El resultado de aquella operación está a la vista de todos. Yo soy, total y absolutamente partidario de peatonalizar todas las calles que se pueda, y eliminar el tráfico hasta donde sea posible, para que las ciudades (y los pueblos) sean ámbitos de estancia y convivencia, no zapatiesta de ruidos y malos olores, pero eso hay que hacerlo con todas sus consecuencias y, naturalmente, adoptando las medidas complementarias necesarias para que se produzca una intervención completa, racional y ordenada. Cortar el tráfico en Carretería para trasladarlo a todas las calles de alrededor es absurdo y ofrece el resultado que podemos comprobar de manera constante.

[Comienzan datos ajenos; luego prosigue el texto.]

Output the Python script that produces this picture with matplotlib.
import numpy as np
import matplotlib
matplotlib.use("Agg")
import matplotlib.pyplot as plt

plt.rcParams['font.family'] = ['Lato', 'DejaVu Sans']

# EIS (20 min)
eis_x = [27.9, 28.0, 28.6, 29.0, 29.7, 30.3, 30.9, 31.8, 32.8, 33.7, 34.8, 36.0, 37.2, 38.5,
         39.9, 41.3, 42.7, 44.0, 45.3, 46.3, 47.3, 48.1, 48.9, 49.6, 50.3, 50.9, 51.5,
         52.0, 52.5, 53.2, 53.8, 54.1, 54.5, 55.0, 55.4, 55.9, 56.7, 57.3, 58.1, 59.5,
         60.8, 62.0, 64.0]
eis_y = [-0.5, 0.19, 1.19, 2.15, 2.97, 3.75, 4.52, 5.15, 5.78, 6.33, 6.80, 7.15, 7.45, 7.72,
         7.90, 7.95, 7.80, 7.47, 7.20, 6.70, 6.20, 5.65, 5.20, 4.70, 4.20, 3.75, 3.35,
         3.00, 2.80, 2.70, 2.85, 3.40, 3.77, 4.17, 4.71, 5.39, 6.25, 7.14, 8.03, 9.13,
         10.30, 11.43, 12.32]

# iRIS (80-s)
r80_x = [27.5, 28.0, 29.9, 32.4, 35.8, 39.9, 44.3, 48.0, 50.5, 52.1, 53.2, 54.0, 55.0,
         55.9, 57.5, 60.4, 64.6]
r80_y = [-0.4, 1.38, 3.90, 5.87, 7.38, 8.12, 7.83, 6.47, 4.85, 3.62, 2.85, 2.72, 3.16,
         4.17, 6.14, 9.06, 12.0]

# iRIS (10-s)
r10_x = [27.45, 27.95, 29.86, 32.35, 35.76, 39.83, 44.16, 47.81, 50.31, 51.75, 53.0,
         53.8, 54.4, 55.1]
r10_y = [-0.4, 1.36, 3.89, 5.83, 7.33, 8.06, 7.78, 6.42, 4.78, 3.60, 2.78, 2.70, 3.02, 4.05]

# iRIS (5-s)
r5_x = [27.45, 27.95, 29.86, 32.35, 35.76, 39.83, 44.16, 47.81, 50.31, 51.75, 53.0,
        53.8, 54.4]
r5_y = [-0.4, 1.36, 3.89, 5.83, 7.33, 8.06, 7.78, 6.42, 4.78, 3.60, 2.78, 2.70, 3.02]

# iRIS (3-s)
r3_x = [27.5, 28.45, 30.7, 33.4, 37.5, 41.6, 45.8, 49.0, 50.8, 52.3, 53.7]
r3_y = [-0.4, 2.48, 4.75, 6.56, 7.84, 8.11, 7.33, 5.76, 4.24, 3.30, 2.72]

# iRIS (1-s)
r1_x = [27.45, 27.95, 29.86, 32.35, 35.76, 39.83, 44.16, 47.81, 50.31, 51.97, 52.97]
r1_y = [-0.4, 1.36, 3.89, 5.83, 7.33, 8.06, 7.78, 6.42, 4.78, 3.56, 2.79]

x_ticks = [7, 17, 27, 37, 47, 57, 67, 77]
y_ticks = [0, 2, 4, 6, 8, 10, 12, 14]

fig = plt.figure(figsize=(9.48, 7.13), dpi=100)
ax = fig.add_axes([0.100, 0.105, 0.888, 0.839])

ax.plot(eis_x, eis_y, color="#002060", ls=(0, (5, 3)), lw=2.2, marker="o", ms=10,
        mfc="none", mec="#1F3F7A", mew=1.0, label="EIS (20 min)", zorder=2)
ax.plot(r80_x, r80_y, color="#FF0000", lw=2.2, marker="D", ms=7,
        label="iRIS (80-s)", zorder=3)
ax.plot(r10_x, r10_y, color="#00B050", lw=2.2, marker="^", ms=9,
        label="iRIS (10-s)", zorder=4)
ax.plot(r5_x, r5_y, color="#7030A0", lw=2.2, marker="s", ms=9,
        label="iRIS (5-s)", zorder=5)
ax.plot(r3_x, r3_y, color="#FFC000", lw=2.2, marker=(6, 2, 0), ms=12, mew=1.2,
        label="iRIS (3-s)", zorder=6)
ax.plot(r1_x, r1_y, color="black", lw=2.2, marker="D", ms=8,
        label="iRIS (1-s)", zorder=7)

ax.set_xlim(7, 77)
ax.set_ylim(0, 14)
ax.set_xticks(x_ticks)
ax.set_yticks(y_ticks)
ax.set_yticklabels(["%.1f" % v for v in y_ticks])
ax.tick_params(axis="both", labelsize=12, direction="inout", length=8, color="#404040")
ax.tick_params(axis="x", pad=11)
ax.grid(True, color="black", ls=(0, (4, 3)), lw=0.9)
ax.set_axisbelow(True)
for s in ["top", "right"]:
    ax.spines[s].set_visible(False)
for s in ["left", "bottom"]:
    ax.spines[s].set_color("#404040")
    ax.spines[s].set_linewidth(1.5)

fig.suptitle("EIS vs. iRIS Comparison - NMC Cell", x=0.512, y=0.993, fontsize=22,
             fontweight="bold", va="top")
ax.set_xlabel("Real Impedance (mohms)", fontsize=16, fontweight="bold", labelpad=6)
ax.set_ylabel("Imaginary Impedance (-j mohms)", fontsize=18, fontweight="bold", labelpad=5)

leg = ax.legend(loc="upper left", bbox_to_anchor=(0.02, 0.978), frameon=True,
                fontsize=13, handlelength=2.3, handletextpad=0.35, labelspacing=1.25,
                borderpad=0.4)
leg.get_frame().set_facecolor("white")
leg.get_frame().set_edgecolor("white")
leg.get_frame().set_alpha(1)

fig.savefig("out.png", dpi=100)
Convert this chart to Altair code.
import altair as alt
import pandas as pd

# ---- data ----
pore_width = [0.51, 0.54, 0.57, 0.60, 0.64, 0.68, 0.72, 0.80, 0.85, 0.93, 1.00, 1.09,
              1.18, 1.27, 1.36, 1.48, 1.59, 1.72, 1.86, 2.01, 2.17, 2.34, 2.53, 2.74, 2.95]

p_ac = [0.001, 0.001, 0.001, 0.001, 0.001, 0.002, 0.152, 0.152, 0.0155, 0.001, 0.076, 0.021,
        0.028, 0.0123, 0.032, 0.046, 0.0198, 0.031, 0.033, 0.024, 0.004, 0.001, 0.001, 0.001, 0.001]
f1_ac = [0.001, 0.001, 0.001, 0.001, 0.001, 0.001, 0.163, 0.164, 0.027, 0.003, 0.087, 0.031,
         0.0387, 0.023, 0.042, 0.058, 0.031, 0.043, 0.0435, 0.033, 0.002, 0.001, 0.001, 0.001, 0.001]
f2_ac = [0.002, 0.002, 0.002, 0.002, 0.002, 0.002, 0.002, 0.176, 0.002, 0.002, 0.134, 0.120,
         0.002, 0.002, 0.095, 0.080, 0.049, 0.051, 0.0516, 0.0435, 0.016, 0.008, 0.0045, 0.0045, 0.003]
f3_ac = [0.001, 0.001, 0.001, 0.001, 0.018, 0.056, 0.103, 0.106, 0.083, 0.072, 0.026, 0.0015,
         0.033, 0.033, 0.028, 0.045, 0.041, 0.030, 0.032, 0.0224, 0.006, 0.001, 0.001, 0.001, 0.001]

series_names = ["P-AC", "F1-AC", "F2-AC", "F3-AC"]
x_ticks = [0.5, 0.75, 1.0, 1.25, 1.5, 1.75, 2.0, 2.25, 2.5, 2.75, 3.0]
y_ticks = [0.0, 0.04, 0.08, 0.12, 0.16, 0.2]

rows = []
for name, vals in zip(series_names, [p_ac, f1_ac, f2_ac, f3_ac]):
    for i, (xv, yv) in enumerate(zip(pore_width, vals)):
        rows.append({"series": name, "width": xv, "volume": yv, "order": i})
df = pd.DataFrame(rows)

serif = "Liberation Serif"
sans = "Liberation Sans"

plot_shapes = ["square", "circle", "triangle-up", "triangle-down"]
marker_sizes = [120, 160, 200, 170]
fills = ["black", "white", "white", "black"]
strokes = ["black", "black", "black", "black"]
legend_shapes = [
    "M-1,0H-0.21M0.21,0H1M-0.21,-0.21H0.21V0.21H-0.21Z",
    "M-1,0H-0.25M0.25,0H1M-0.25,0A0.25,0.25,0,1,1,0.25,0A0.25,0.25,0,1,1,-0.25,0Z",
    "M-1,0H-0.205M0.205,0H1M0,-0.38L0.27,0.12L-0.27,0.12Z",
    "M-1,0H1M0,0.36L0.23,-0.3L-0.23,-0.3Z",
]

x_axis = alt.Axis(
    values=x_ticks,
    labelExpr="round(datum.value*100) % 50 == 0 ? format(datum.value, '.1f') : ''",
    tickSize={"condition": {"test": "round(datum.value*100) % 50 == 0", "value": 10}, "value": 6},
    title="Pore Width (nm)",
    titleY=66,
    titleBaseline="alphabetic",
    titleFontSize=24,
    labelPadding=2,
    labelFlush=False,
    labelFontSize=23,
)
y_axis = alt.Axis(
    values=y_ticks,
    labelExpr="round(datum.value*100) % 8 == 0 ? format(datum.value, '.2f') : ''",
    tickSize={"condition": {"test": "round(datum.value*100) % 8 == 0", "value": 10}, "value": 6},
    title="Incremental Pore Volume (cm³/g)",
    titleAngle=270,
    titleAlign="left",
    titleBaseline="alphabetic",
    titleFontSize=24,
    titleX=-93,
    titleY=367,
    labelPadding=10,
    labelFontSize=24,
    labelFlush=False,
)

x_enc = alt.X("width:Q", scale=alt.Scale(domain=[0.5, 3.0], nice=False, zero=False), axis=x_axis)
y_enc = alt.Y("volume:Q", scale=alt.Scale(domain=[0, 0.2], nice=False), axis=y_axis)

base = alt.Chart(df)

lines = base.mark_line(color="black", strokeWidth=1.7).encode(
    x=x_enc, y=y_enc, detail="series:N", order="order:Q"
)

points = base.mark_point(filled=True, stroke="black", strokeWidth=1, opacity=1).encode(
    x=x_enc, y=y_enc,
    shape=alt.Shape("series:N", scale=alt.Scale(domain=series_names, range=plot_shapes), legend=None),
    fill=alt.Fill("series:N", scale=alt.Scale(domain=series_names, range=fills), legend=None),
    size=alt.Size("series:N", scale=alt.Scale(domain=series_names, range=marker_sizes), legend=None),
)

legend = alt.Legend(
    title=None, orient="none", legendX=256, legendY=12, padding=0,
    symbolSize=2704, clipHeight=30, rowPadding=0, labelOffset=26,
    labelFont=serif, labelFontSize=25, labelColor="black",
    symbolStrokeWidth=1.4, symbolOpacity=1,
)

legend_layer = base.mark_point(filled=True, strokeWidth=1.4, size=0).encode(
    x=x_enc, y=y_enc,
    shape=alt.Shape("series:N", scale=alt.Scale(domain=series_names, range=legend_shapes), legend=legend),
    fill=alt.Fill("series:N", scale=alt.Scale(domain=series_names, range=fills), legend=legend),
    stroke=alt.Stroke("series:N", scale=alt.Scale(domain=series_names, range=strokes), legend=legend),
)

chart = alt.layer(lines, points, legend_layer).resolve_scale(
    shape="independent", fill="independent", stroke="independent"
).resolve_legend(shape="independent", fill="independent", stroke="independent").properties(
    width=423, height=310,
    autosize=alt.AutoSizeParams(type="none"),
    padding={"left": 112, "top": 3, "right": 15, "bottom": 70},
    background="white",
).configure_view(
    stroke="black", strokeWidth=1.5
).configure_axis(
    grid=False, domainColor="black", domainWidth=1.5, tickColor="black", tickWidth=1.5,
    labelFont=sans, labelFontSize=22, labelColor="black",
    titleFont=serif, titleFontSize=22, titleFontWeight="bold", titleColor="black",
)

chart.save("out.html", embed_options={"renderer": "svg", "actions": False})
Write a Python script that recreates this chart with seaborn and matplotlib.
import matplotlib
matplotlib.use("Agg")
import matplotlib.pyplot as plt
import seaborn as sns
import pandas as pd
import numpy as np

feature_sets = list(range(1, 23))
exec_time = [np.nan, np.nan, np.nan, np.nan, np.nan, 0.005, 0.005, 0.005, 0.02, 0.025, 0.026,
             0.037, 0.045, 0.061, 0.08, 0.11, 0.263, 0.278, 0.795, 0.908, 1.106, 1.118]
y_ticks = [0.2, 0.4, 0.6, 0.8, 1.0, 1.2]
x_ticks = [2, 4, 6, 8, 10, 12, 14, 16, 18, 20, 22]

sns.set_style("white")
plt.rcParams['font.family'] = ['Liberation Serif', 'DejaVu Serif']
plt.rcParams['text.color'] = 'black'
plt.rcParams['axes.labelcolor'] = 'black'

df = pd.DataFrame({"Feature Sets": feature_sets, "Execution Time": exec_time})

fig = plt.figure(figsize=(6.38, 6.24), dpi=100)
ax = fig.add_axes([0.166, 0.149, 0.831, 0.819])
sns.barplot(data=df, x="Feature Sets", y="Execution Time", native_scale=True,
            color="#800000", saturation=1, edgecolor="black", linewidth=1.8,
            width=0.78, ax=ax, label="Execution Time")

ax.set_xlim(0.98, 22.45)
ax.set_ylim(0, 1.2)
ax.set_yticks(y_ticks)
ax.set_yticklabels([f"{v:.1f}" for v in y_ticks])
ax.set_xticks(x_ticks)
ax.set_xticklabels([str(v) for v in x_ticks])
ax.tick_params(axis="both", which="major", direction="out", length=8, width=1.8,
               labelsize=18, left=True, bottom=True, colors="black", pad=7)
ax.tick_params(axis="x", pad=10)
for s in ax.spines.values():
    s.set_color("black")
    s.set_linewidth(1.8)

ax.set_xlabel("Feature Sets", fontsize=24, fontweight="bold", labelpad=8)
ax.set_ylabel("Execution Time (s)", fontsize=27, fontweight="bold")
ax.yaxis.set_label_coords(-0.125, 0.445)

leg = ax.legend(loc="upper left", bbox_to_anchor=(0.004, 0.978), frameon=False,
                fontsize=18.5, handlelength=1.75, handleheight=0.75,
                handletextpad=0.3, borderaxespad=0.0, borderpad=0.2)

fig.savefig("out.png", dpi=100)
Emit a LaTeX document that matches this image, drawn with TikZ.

Así y todo, la perspectiva que se nos ofrece con esa nueva intervención que ahora parece haber empeño en llevar adelante, no invita en absoluto al optimismo, sino más bien, por lo poco que vamos conociendo, debe hacernos temer que se está preparando un nuevo desaguisado que dará lugar, como es lógico, a las habituales polémicas ciudadanas. Claro que me puedo equivocar, claro que es humano buscar soluciones a los problemas y remedios a los males, pero hay que tener muchísimo cuidado para no volver a tropezar en la misma piedra. Y en Carretería, desde hace más de cien años, se ha tropezado siempre.

Abro un hueco a la nostalgia y dejo ahora la palabra a Raúl del Pozo, que en 1960 escribía en el viejo Ofensiva: «Carretería es una calle maravillosa. Tiene cielo azul, guardias despistados, amores, brisa, ilusiones, abrigos, coches, novios y cadetes nuevos, paraguas, modernos los días de lluvia, francesas 'bombones' y suecas pecosas con botijos, por el verano. Yo no digo que sea la calle más bella, ni mucho menos, ni la más moderna. Es la calle. Mi calle. Nuestra calle. En Cuenca se puede ir al cine, al baile algunas veces, al casino, a chatear al barrio redondo y discreto, y a dar una vuelta por Carretería, porque… Carretería no es una calle cualquiera».

Por eso, digo yo, tomando prestado el verso de Juan Ramón Jiménez, «No le toques ya más, / que así es la rosa». Quizá sea bueno dejarla como está, ahora que nos vamos acostumbrando a ella. No tengo ninguna confianza en que me hagan caso.